Habitual · 01-20-2017, 11:57 AM

https://pypi.python.org/pypi/BeautifulSoup
bash sucks sometimes, this is one of them.</opinion>

grail · 01-20-2017, 12:08 PM

Is this a question for a course / homework? I do agree with Turbocapitalist that bash is not really the solution to something that can be particularly complicated like this, however, if it is for a
course / homework, then the instructor may have already devised simple web pages to allow the script to work.

If my assumption is correct, you have more pressing issues than how to solve this problem:

1. Your question asks for a location to be provided as an argument to the script. I interpret this to mean a directory, so your testing is around the wrong way, ie. you should be checking the user has passed
you a directory before continuing the script.

2. Previous question then leads into a decent error message to explain what the user has done wrong and perhaps leads to a 'usage' message to show what the correct process would be.

3. Do not use ls to provide data to a for loop as white space in file / directory names will cause issues

4. As your question is looking at recursion, the for loop is still the wrong construct for the same reason as above. You should look into a while loop.

5. If you are going to use find to perform the entire task, what is the point of using a loop at all??

6. At the moment, with fresh eyes and having only just written this code, your find / sed combination makes perfect sense ... how about in 6 months or a year?? Whilst 'cool' to be able to write a one-liner
to do everything, it becomes very hard to debug and extend or add to. If the instructor says now use the same script and perform other tasks on the data prior to creating the new files, the current
solution will become unwieldy very quickly.

7. Now this one is often met with, That's your opinion, I was often told that where possible, a script should have a single point of successful exit and only error points as other exit spots.
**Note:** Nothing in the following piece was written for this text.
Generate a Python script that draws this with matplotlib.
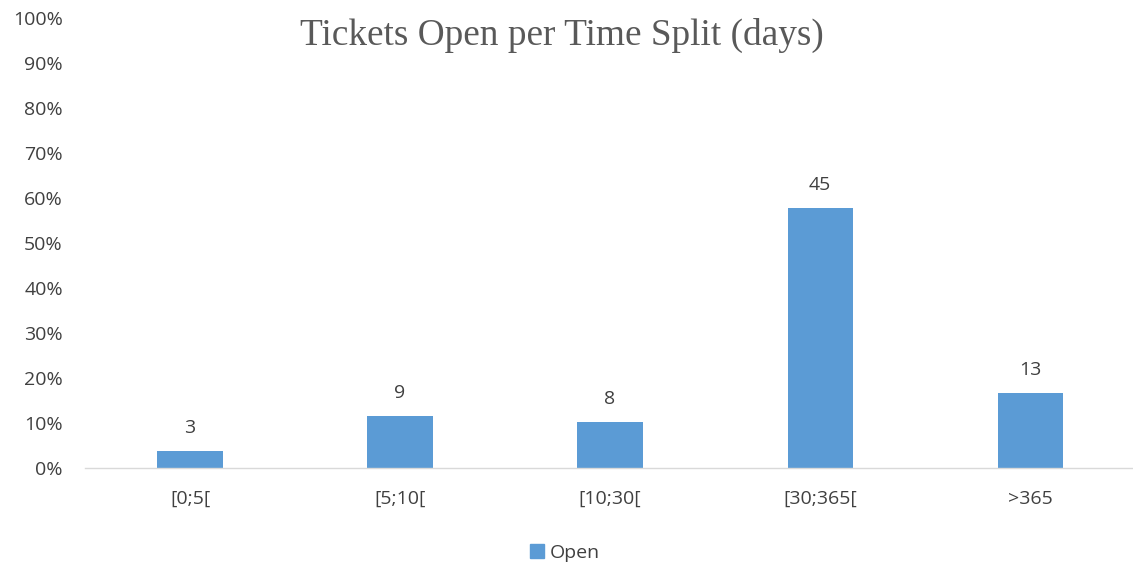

Your current script may be given a directory / file that does not fit the purpose, but you give an error message and then exit the script successfully, yet the prior thing done was an error???

So I look forward to hearing back what type of problem this is

Please take any and all comments above as you wish, you do not have to follow any of them, it is only advice

ondoho · 01-21-2017, 04:11 AM

perl has been mentioned, and python.
i would like to add xmllint to the pool of dedicated html parsing tools.
after understanding how xpath expressions are built, it's a handy command line tool.